A five-day protest camp outside the Planning Authority, highlighting the 15-month delay in a review of the controversial fuel stations policy, will come to an end on Monday evening, activists said.

“We are convinced that the pressure on the authorities to revise the damaging policy is indeed working,” Moviment Graffitti, which organised the protest, said in a statement.

“These five days of direct action have been a truly encouraging experience for us since we have seen so many people expressing, in different ways, their outrage at the PA’s failure to change the fuel stations policy and at the authorities’ approach to our environment more generally.”

Graffitti said it was satisfied that public pressure had forced the authorities to set an April deadline for the publication of the revised policy.

“Should the authorities fail to publish the revised policy this month, or if the revised policy still allows ODZ fuel stations, Moviment Graffitti is ready to carry out further direct actions.”
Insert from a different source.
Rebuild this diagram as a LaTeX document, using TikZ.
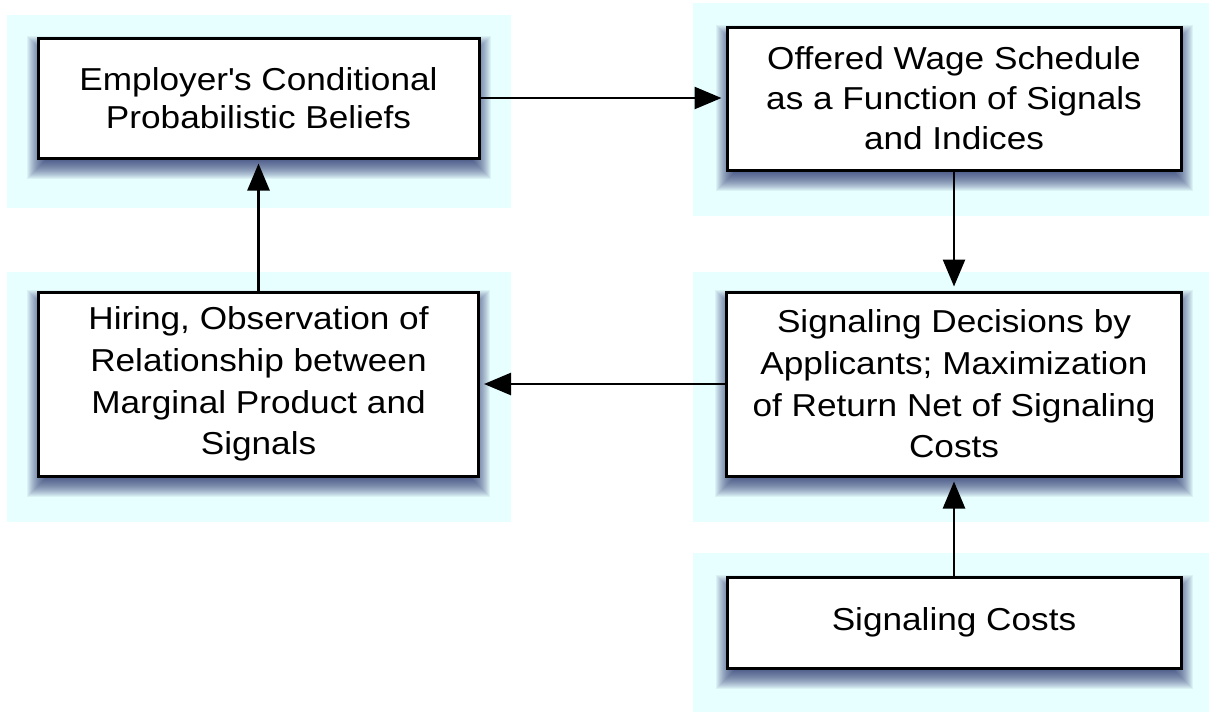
\documentclass[tikz,border=0pt]{standalone}
\usepackage{fontspec}
\setmainfont{Liberation Sans}[FakeStretch=1.11]
\usetikzlibrary{arrows.meta}
\definecolor{panelcol}{RGB}{232,255,255}
\definecolor{shadecol}{RGB}{25,35,100}
\pgfdeclarelayer{panels}
\pgfdeclarelayer{shades}
\pgfsetlayers{panels,shades,main}
\tikzset{
  stage/.style={draw=black, line width=3pt, fill=white, align=center,
    font=\fontsize{31.7}{41.7}\selectfont, inner sep=0pt},
  link/.style={line width=2.6pt, -{Triangle[length=27pt,width=22pt]}, shorten >=4pt},
  panel/.style={fill=panelcol, draw=none}
}
% soft drop shadow built from stacked translucent rectangles
\newcommand\boxshade[1]{%
  \foreach \d [evaluate=\d as \nd using -\d] in {-10,...,10} {
    \fill[shadecol, opacity=0.06]
      ([xshift=\d pt, yshift=\d pt - 9pt]#1.south west) rectangle
      ([xshift=\nd pt, yshift=\nd pt - 9pt]#1.north east);
  }%
}
\begin{document}
\begin{tikzpicture}[x=1pt, y=-1pt]
\useasboundingbox (0,0) rectangle (1212,713);

% stages
\node[stage, minimum width=441pt, minimum height=120pt,
  font=\fontsize{31.7}{37.6}\selectfont] (beliefs) at (258.5,98)
  {Employer\textquotesingle s Conditional\\Probabilistic Beliefs};
\node[stage, minimum width=454pt, minimum height=143pt,
  font=\fontsize{31.7}{40}\selectfont] (wage) at (954,98.5)
  {Offered Wage Schedule\\as a Function of Signals\\and Indices};
\node[stage, minimum width=440pt, minimum height=184pt] (hiring) at (258.5,384)
  {Hiring, Observation of\\Relationship between\\Marginal Product and\\Signals};
\node[stage, minimum width=455pt, minimum height=184pt] (decide) at (954,384)
  {Signaling Decisions by\\Applicants; Maximization\\of Return Net of Signaling\\Costs};
\node[stage, minimum width=454pt, minimum height=91pt] (costs) at (954,622.5)
  {Signaling Costs};

% background panels
\begin{pgfonlayer}{panels}
  \fill[panel] (7,15) rectangle (511,208);
  \fill[panel] (693,3) rectangle (1209,216);
  \fill[panel] (7,272) rectangle (511,522);
  \fill[panel] (693,272) rectangle (1209,522);
  \fill[panel] (693,553) rectangle (1209,712);
\end{pgfonlayer}

% shadows under the stages
\begin{pgfonlayer}{shades}
  \boxshade{beliefs}
  \boxshade{wage}
  \boxshade{hiring}
  \boxshade{decide}
  \boxshade{costs}
\end{pgfonlayer}

% connectors
\draw[link] (beliefs.east) -- (beliefs.east -| wage.west);
\draw[link] (wage.south) -- (wage.south |- decide.north);
\draw[link] (costs.north) -- (costs.north |- decide.south);
\draw[link] (decide.west) -- (decide.west -| hiring.east);
\draw[link] (hiring.north) -- (hiring.north |- beliefs.south);
\end{tikzpicture}
\end{document}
We are convinced that the pressure on the authorities to revise the damaging policy is indeed working


The group also unveiled an online timer - www.pompitimer.org - counting the days, hours, minutes and seconds since the announcement of the policy review by environment minister Jose Herrera on January 25, 2018.

Graffitti set up camp outside the PA on Thursday morning, in what they called a symbolic siege in response to authorities ‘besieging’ the country with over-development.

Activists confronted planning minister Ian Borg and environment minister Dr Herrera outside their offices on Friday, where ministers promised to finally release the revised policy for public consultation this month.

The controversial 2015 Fuel Stations Policy allows facilities to ‘relocate’ from urban cores to up to 3,000 square metres of ODZ land, as well as permitting entirely new stations in rural areas.

The revision announced in January 2018, intended to reduce the burden on agricultural land, has not yet been completed.

Proposals issued last April by the ERA, within Dr Herrera’s remit, included a complete ban on all new and relocated fuel stations on ODZ sites, but Dr Borg suggested last month that the ban may be applied only to new facilities.